===== MATERIAL

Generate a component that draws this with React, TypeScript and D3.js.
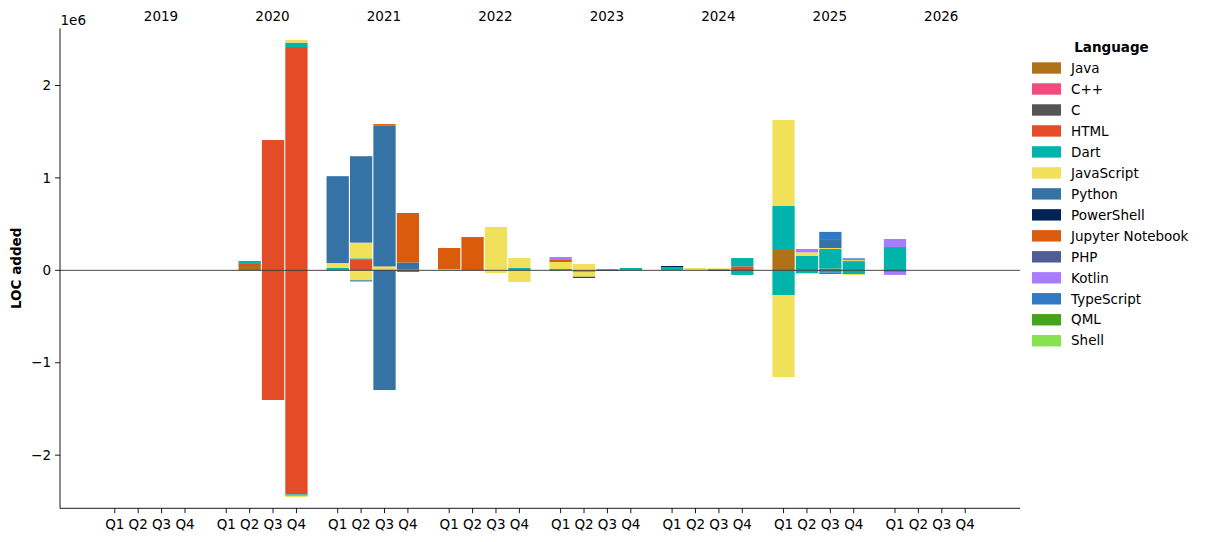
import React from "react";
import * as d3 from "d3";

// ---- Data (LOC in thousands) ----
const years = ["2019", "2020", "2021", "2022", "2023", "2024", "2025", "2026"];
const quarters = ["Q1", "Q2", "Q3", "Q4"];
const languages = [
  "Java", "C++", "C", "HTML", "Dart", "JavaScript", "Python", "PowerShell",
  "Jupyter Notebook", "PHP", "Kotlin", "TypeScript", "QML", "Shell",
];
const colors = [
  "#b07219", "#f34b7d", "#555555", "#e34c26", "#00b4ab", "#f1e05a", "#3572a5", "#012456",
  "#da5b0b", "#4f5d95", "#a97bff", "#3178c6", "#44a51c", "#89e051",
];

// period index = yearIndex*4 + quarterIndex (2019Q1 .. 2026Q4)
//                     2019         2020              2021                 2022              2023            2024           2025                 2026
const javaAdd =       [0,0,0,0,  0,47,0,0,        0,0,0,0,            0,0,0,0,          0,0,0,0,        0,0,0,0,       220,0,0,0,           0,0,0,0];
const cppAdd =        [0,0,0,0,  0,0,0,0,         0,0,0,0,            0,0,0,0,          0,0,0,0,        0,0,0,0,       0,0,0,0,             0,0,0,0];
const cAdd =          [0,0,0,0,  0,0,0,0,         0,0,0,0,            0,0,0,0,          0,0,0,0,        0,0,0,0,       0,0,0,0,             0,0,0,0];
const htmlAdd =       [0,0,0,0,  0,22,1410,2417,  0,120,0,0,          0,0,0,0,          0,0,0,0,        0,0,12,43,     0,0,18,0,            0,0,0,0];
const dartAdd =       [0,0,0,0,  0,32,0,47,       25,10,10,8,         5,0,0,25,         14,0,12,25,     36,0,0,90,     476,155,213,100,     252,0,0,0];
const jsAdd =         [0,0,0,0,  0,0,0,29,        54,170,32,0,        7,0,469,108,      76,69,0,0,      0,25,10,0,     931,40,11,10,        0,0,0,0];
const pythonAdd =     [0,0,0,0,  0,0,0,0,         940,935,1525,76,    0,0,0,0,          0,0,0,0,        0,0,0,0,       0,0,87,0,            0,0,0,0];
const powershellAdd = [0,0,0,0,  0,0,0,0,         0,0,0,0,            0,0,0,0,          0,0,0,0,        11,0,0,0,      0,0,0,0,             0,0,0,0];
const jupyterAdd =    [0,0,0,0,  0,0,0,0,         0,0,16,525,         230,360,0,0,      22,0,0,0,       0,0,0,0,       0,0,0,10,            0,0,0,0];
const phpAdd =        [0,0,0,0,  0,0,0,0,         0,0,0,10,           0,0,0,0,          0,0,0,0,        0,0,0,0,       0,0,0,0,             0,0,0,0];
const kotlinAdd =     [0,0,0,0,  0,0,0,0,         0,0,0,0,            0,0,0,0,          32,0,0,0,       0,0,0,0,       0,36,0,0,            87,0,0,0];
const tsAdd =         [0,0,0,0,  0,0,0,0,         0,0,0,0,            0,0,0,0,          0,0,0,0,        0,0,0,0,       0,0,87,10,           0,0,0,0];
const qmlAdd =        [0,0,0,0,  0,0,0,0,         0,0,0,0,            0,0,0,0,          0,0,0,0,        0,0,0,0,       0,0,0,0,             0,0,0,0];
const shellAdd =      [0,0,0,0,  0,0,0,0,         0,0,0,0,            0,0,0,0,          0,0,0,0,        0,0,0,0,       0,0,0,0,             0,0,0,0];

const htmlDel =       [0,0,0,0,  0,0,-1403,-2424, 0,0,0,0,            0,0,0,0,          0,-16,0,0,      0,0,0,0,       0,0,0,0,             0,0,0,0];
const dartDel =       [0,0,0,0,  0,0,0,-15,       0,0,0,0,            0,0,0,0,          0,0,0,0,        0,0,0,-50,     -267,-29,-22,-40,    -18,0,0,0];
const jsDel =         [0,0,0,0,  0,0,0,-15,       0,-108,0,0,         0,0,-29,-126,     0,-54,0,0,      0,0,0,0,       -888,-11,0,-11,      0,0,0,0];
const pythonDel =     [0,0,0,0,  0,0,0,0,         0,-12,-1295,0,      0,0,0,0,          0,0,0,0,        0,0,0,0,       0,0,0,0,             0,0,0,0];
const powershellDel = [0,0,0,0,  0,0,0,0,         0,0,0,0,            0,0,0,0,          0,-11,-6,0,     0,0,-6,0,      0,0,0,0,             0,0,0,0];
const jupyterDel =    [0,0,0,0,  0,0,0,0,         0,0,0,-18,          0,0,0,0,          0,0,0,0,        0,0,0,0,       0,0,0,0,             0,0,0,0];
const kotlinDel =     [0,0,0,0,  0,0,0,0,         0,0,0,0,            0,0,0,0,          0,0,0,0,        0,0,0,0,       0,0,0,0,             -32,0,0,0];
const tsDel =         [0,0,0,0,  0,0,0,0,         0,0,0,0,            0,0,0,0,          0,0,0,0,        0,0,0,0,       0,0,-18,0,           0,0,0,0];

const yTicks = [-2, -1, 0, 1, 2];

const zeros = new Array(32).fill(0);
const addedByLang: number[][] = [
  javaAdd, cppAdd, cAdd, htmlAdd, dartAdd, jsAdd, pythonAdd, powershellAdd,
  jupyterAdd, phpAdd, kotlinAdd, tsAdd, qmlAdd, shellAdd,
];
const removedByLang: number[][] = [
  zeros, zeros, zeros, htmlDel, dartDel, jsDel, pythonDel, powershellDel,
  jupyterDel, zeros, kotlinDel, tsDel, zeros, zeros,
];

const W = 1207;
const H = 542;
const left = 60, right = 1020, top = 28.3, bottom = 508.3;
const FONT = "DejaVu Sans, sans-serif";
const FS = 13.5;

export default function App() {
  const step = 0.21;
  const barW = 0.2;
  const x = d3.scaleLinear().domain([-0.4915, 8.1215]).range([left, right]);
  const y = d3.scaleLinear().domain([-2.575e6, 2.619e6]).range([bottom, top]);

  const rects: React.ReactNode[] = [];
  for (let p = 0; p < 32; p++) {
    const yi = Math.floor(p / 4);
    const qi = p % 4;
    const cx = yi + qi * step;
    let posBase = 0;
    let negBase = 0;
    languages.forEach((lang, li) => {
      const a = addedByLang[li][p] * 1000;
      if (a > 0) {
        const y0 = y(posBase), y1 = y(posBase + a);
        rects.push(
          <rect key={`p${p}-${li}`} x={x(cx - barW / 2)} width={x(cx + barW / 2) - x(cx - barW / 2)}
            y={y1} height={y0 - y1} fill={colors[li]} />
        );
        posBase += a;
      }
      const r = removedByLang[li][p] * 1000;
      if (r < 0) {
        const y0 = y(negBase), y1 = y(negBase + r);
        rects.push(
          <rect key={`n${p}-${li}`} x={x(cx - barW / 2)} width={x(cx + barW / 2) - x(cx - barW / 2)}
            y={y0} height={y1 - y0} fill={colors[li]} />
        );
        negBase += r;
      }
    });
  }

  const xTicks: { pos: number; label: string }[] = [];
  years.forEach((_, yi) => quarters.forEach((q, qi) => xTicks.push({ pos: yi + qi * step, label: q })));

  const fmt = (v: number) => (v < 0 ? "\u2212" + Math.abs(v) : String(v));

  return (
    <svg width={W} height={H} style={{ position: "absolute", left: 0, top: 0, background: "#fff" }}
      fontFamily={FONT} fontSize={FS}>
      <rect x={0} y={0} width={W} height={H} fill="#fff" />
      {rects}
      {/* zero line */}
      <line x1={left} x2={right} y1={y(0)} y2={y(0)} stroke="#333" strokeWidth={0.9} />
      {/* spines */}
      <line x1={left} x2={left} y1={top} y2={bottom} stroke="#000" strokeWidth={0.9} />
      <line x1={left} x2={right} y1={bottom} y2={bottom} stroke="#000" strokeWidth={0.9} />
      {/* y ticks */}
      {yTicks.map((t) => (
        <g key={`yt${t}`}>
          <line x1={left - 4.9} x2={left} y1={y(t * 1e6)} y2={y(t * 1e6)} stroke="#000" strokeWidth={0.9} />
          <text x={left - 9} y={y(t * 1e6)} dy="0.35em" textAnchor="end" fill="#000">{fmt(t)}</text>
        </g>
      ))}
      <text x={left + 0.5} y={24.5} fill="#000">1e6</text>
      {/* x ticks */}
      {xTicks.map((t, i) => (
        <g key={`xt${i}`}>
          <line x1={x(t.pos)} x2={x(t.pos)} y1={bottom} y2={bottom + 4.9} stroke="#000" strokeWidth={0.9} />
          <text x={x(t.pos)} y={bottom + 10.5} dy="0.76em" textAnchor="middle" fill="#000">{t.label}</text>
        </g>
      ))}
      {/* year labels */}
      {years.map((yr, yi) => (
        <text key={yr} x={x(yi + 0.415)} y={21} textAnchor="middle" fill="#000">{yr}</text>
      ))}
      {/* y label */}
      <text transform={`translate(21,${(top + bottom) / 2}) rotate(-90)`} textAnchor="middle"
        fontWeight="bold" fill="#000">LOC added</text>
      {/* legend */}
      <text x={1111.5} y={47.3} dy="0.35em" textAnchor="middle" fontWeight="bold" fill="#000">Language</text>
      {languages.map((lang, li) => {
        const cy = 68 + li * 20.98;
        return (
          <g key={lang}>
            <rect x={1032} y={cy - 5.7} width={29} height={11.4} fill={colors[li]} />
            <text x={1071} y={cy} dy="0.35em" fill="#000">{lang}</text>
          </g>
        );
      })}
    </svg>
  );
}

==========

## WHAT THE TASK REQUIRES
Skip the pictures, please, and transcribe only the lines from the beginning of the material through the one that contains "import * as".

## COMPLETED TASK
Generate a component that draws this with React, TypeScript and D3.js.
import React from "react";
import * as d3 from "d3";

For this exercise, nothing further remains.